+++ Extracted material

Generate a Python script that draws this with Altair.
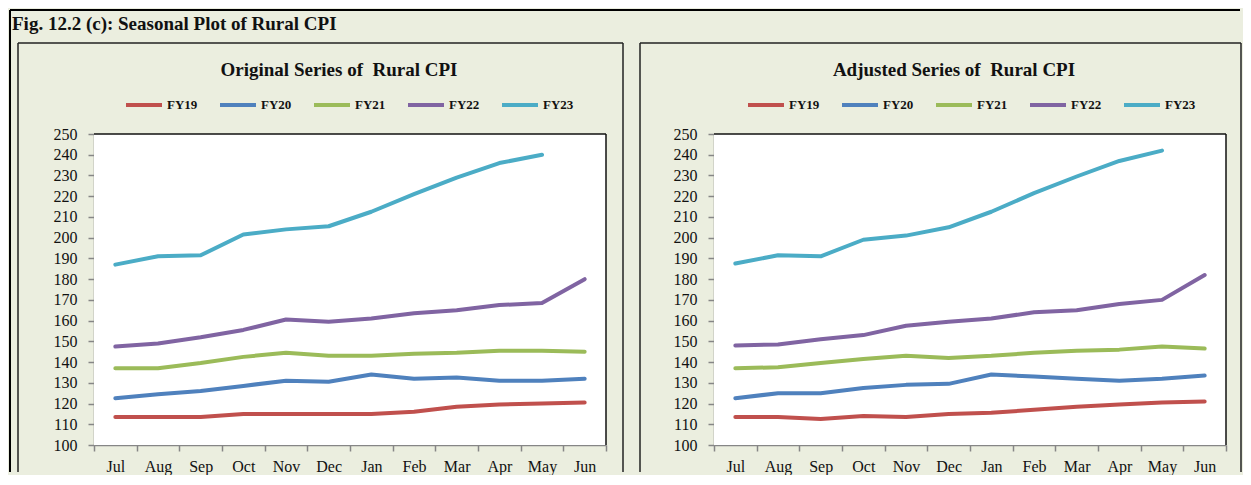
import altair as alt
import pandas as pd

# ---------------- data ----------------
months = ["Jul", "Aug", "Sep", "Oct", "Nov", "Dec", "Jan", "Feb", "Mar", "Apr", "May", "Jun"]
series_names = ["FY19", "FY20", "FY21", "FY22", "FY23"]
series_colors = ["#C0504D", "#4F81BD", "#9BBB59", "#8064A2", "#4BACC6"]
y_ticks = list(range(100, 251, 10))

orig_fy19 = [113.5, 113.5, 113.5, 115, 115, 115, 115, 116, 118.5, 119.5, 120, 120.5]
orig_fy20 = [122.5, 124.5, 126, 128.5, 131, 130.5, 134, 132, 132.5, 131, 131, 132]
orig_fy21 = [137, 137, 139.5, 142.5, 144.5, 143, 143, 144, 144.5, 145.5, 145.5, 145]
orig_fy22 = [147.5, 149, 152, 155.5, 160.5, 159.5, 161, 163.5, 165, 167.5, 168.5, 180]
orig_fy23 = [187, 191, 191.5, 201.5, 204, 205.5, 212.5, 221, 229, 236, 240, None]

adj_fy19 = [113.5, 113.5, 112.5, 114, 113.5, 115, 115.5, 117, 118.5, 119.5, 120.5, 121]
adj_fy20 = [122.5, 125, 125, 127.5, 129, 129.5, 134, 133, 132, 131, 132, 133.5]
adj_fy21 = [137, 137.5, 139.5, 141.5, 143, 142, 143, 144.5, 145.5, 146, 147.5, 146.5]
adj_fy22 = [148, 148.5, 151, 153, 157.5, 159.5, 161, 164, 165, 168, 170, 182]
adj_fy23 = [187.5, 191.5, 191, 199, 201, 205, 212.5, 221.5, 229.5, 237, 242, None]

fig_title = "Fig. 12.2 (c): Seasonal Plot of Rural CPI"
left_title = "Original Series of\u00a0 Rural CPI"
right_title = "Adjusted Series of\u00a0 Rural CPI"

# ---------------- styling ----------------
BG = "#EBEEDF"
FONT = "Liberation Serif"
PLOT_W = 512
PLOT_H = 311
BOTTOM = 338
GAP = 108  # space between the two plot areas


def to_table(cols):
    rows = []
    for name, vals in zip(series_names, cols):
        for m, v in zip(months, vals):
            if v is not None:
                rows.append({"month": m, "series": name, "value": v})
    return pd.DataFrame(rows)


def rule(x, y, x2=None, y2=None, width=1.5, color="black"):
    enc = {"x": alt.value(x), "y": alt.value(y)}
    if x2 is not None:
        enc["x2"] = alt.value(x2)
    if y2 is not None:
        enc["y2"] = alt.value(y2)
    return alt.Chart(pd.DataFrame({"k": [0]})).mark_rule(
        color=color, strokeWidth=width
    ).encode(**enc)


def panel(cols, title, title_x, legend_x, box_left, box_right, is_left):
    one = alt.Chart(pd.DataFrame({"k": [0]}))
    layers = []
    if is_left:
        # outer figure frame (top + left) and figure title
        layers.append(rule(-84, -124, x2=2 * PLOT_W + GAP + 14, width=2))
        layers.append(rule(-84, -124, y2=BOTTOM, width=2))
        layers.append(
            one.mark_text(
                text=fig_title, align="left", baseline="alphabetic",
                font=FONT, fontSize=19, fontWeight="bold", color="#111111",
            ).encode(x=alt.value(-82), y=alt.value(-104))
        )
    # panel box (left, top, right borders)
    layers.append(rule(box_left, -91, y2=BOTTOM, width=1.5, color="#222222"))
    layers.append(rule(box_left, -91, x2=box_right, width=1.5, color="#222222"))
    layers.append(rule(box_right, -91, y2=BOTTOM, width=1.5, color="#222222"))
    # panel title
    layers.append(
        one.mark_text(
            text=title, align="center", baseline="alphabetic",
            font=FONT, fontSize=19, fontWeight="bold", color="#111111",
        ).encode(x=alt.value(title_x), y=alt.value(-58))
    )
    # white plot area with dark top/right border
    layers.append(
        one.mark_rect(fill="white").encode(
            x=alt.value(0), x2=alt.value(PLOT_W), y=alt.value(0), y2=alt.value(PLOT_H)
        )
    )
    layers.append(rule(0, 0, x2=PLOT_W, width=1.5, color="#111111"))
    layers.append(rule(PLOT_W, 0, y2=PLOT_H, width=1.5, color="#111111"))

    lines = alt.Chart(to_table(cols)).mark_line(
        strokeWidth=4, strokeJoin="round", strokeCap="round"
    ).encode(
        x=alt.X(
            "month:O", sort=months, bandPosition=0.5,
            scale=alt.Scale(type="band", paddingInner=0, paddingOuter=0),
            axis=alt.Axis(title=None, tickBand="extent", labelAngle=0, labelPadding=7),
        ),
        y=alt.Y(
            "value:Q",
            scale=alt.Scale(domain=[100, 250], nice=False, zero=False),
            axis=alt.Axis(title=None, values=y_ticks, labelPadding=11),
        ),
        color=alt.Color(
            "series:N",
            scale=alt.Scale(domain=series_names, range=series_colors),
            legend=alt.Legend(
                title=None, orient="none", direction="horizontal",
                legendX=legend_x, legendY=-49,
                symbolType="stroke", symbolSize=1296, symbolStrokeWidth=4,
                labelFont=FONT, labelFontSize=13, labelFontWeight="bold",
                labelColor="#111111", labelOffset=3, columnPadding=14,
            ),
        ),
        detail="series:N",
    )
    layers.append(lines)
    return alt.layer(*layers).properties(width=PLOT_W, height=PLOT_H)


left = panel(
    [orig_fy19, orig_fy20, orig_fy21, orig_fy22, orig_fy23],
    left_title, 245, 30, -76, PLOT_W + 17, True,
)
right = panel(
    [adj_fy19, adj_fy20, adj_fy21, adj_fy22, adj_fy23],
    right_title, 240, 32, -74, PLOT_W + 15, False,
)

chart = (
    alt.hconcat(left, right, spacing=GAP, bounds="flush")
    .resolve_scale(color="independent")
    .resolve_legend(color="independent")
    .properties(background=BG, padding=0)
    .configure_view(stroke="transparent")
    .configure_axis(
        grid=False,
        labelFont=FONT, labelFontSize=16, labelColor="#111111",
        domainColor="#868686", domainWidth=1.5,
        tickColor="#868686", tickWidth=1.5, tickSize=6,
    )
)

chart.save("out.html", embed_options={"renderer": "svg", "actions": False})
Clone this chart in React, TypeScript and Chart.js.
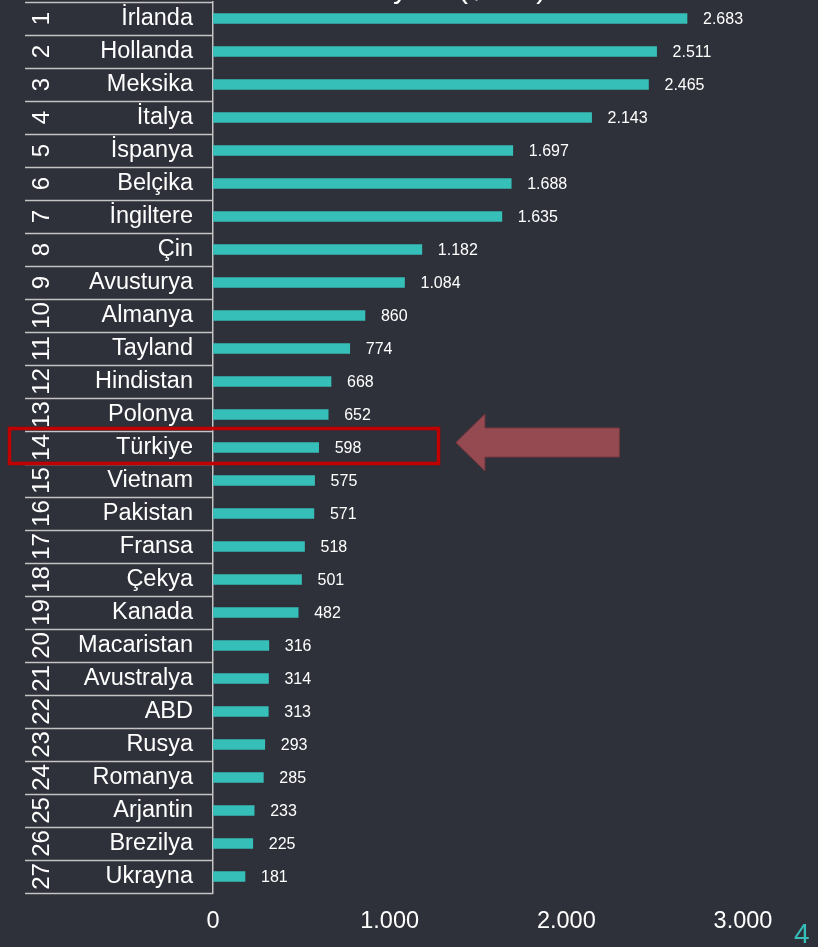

++++++

What you will do: Strip out the pictures and quote the remaining data word for word.

Full solution:
Generate a Python script that draws this with Altair.
import altair as alt
import pandas as pd

# ---------------- data ----------------
months = ["Jul", "Aug", "Sep", "Oct", "Nov", "Dec", "Jan", "Feb", "Mar", "Apr", "May", "Jun"]
series_names = ["FY19", "FY20", "FY21", "FY22", "FY23"]
series_colors = ["#C0504D", "#4F81BD", "#9BBB59", "#8064A2", "#4BACC6"]
y_ticks = list(range(100, 251, 10))

orig_fy19 = [113.5, 113.5, 113.5, 115, 115, 115, 115, 116, 118.5, 119.5, 120, 120.5]
orig_fy20 = [122.5, 124.5, 126, 128.5, 131, 130.5, 134, 132, 132.5, 131, 131, 132]
orig_fy21 = [137, 137, 139.5, 142.5, 144.5, 143, 143, 144, 144.5, 145.5, 145.5, 145]
orig_fy22 = [147.5, 149, 152, 155.5, 160.5, 159.5, 161, 163.5, 165, 167.5, 168.5, 180]
orig_fy23 = [187, 191, 191.5, 201.5, 204, 205.5, 212.5, 221, 229, 236, 240, None]

adj_fy19 = [113.5, 113.5, 112.5, 114, 113.5, 115, 115.5, 117, 118.5, 119.5, 120.5, 121]
adj_fy20 = [122.5, 125, 125, 127.5, 129, 129.5, 134, 133, 132, 131, 132, 133.5]
adj_fy21 = [137, 137.5, 139.5, 141.5, 143, 142, 143, 144.5, 145.5, 146, 147.5, 146.5]
adj_fy22 = [148, 148.5, 151, 153, 157.5, 159.5, 161, 164, 165, 168, 170, 182]
adj_fy23 = [187.5, 191.5, 191, 199, 201, 205, 212.5, 221.5, 229.5, 237, 242, None]

fig_title = "Fig. 12.2 (c): Seasonal Plot of Rural CPI"
left_title = "Original Series of\u00a0 Rural CPI"
right_title = "Adjusted Series of\u00a0 Rural CPI"

# ---------------- styling ----------------
BG = "#EBEEDF"
FONT = "Liberation Serif"
PLOT_W = 512
PLOT_H = 311
BOTTOM = 338
GAP = 108  # space between the two plot areas


def to_table(cols):
    rows = []
    for name, vals in zip(series_names, cols):
        for m, v in zip(months, vals):
            if v is not None:
                rows.append({"month": m, "series": name, "value": v})
    return pd.DataFrame(rows)


def rule(x, y, x2=None, y2=None, width=1.5, color="black"):
    enc = {"x": alt.value(x), "y": alt.value(y)}
    if x2 is not None:
        enc["x2"] = alt.value(x2)
    if y2 is not None:
        enc["y2"] = alt.value(y2)
    return alt.Chart(pd.DataFrame({"k": [0]})).mark_rule(
        color=color, strokeWidth=width
    ).encode(**enc)


def panel(cols, title, title_x, legend_x, box_left, box_right, is_left):
    one = alt.Chart(pd.DataFrame({"k": [0]}))
    layers = []
    if is_left:
        # outer figure frame (top + left) and figure title
        layers.append(rule(-84, -124, x2=2 * PLOT_W + GAP + 14, width=2))
        layers.append(rule(-84, -124, y2=BOTTOM, width=2))
        layers.append(
            one.mark_text(
                text=fig_title, align="left", baseline="alphabetic",
                font=FONT, fontSize=19, fontWeight="bold", color="#111111",
            ).encode(x=alt.value(-82), y=alt.value(-104))
        )
    # panel box (left, top, right borders)
    layers.append(rule(box_left, -91, y2=BOTTOM, width=1.5, color="#222222"))
    layers.append(rule(box_left, -91, x2=box_right, width=1.5, color="#222222"))
    layers.append(rule(box_right, -91, y2=BOTTOM, width=1.5, color="#222222"))
    # panel title
    layers.append(
        one.mark_text(
            text=title, align="center", baseline="alphabetic",
            font=FONT, fontSize=19, fontWeight="bold", color="#111111",
        ).encode(x=alt.value(title_x), y=alt.value(-58))
    )
    # white plot area with dark top/right border
    layers.append(
        one.mark_rect(fill="white").encode(
            x=alt.value(0), x2=alt.value(PLOT_W), y=alt.value(0), y2=alt.value(PLOT_H)
        )
    )
    layers.append(rule(0, 0, x2=PLOT_W, width=1.5, color="#111111"))
    layers.append(rule(PLOT_W, 0, y2=PLOT_H, width=1.5, color="#111111"))

    lines = alt.Chart(to_table(cols)).mark_line(
        strokeWidth=4, strokeJoin="round", strokeCap="round"
    ).encode(
        x=alt.X(
            "month:O", sort=months, bandPosition=0.5,
            scale=alt.Scale(type="band", paddingInner=0, paddingOuter=0),
            axis=alt.Axis(title=None, tickBand="extent", labelAngle=0, labelPadding=7),
        ),
        y=alt.Y(
            "value:Q",
            scale=alt.Scale(domain=[100, 250], nice=False, zero=False),
            axis=alt.Axis(title=None, values=y_ticks, labelPadding=11),
        ),
        color=alt.Color(
            "series:N",
            scale=alt.Scale(domain=series_names, range=series_colors),
            legend=alt.Legend(
                title=None, orient="none", direction="horizontal",
                legendX=legend_x, legendY=-49,
                symbolType="stroke", symbolSize=1296, symbolStrokeWidth=4,
                labelFont=FONT, labelFontSize=13, labelFontWeight="bold",
                labelColor="#111111", labelOffset=3, columnPadding=14,
            ),
        ),
        detail="series:N",
    )
    layers.append(lines)
    return alt.layer(*layers).properties(width=PLOT_W, height=PLOT_H)


left = panel(
    [orig_fy19, orig_fy20, orig_fy21, orig_fy22, orig_fy23],
    left_title, 245, 30, -76, PLOT_W + 17, True,
)
right = panel(
    [adj_fy19, adj_fy20, adj_fy21, adj_fy22, adj_fy23],
    right_title, 240, 32, -74, PLOT_W + 15, False,
)

chart = (
    alt.hconcat(left, right, spacing=GAP, bounds="flush")
    .resolve_scale(color="independent")
    .resolve_legend(color="independent")
    .properties(background=BG, padding=0)
    .configure_view(stroke="transparent")
    .configure_axis(
        grid=False,
        labelFont=FONT, labelFontSize=16, labelColor="#111111",
        domainColor="#868686", domainWidth=1.5,
        tickColor="#868686", tickWidth=1.5, tickSize=6,
    )
)

chart.save("out.html", embed_options={"renderer": "svg", "actions": False})
Clone this chart in React, TypeScript and Chart.js.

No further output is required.